Handshake has the same goal as a developer fund. They’re giving away their coin supply because they want developers to use their service. But instead of taking value from the developer, they reward them with ownership in Handshake. In hindsight, this seems like an obviously better alignment between platform and developers. [1]

I could see this being beneficial not just for developers, but for the platform itself. Equity awards are likely simpler and cheaper than acquiring popular apps and shutting them down. And rewarding the most popular third-party developers with small amounts of equity could take the pain out of unfavorable policy changes that platforms inevitably must make later down the line.

Say you’re a productivity app in Apple’s App Store that’s been around for 10 years. You’re not really the best app anymore, but a comfortable spot in the search results ensures a steady stream of paid downloads.

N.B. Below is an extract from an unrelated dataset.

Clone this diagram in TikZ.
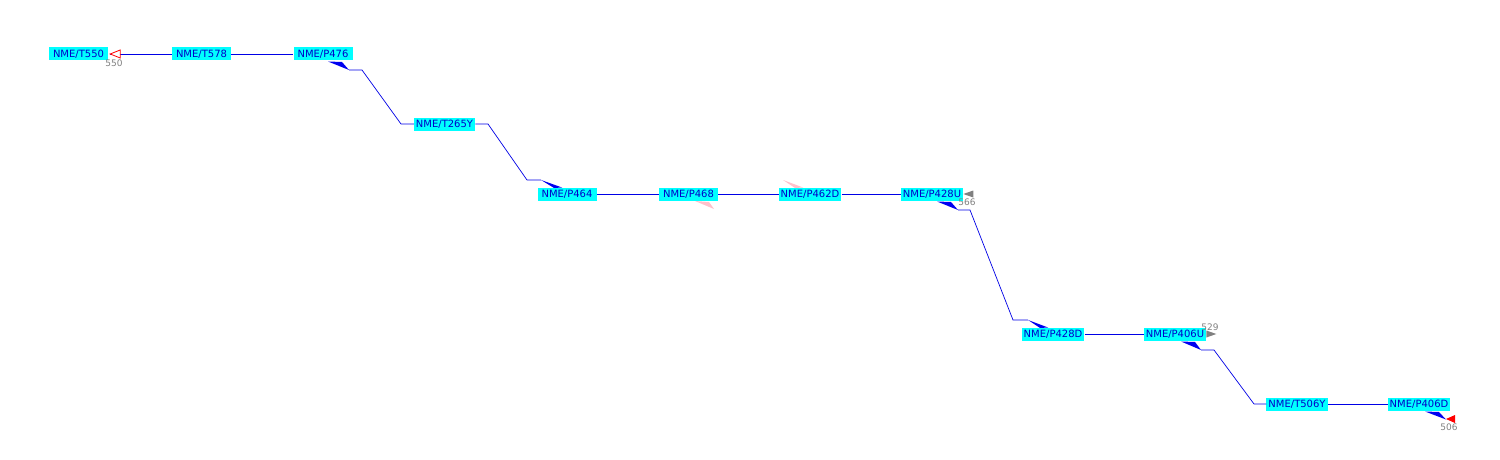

Apple makes changes to its search algorithm to help surface new apps and give other developers a chance at discovery. This has the effect of tanking your app’s downloads, leading to the inevitable David-and-Goliath news story about how Apple ruins developers’ lives.

However, if you’d received Apple stock for your app’s significant early contributions to making the App Store popular, you’d probably be less upset about these changes. This is not unlike an early employee whose generalist skills become less useful as the company grows. They can go on to do other things, while also feeling adequately compensated for the early work they put in.

Platform-developer relationships today resemble a political battle more than a dance. Twitter is an example of a platform with a long, contentious relationship with its third-party developers, historically limiting access to its APIs and making major changes that threaten the future of apps in its ecosystem. Last week, Rob Johnson, a product director at Twitter, finally announced their decision to officially end support for legacy APIs, “acknowledging that some aspects of these [3rd party] clients will be degraded as a result”.

It’d be great if Twitter had been able to reward the apps that made Twitter so popular in the early days, while also doing what Twitter needed to do to innovate. Instead, app developers work with platforms suspiciously, giving them the side-eye instead of being excited to build cool things with it.

I don’t see developer equity as a worse option for companies, but rather a way to better align incentive and reward structures, treating developers as collaborators with a stake in the company’s future instead of pure value extraction. It seems both sides should be able to get what they want.

Thanks to Feross for an email conversation that nudged this post.

[1] Kin’s Developer Program seems to take this approach, offering $60K + 400M Kin for building on their ecosystem.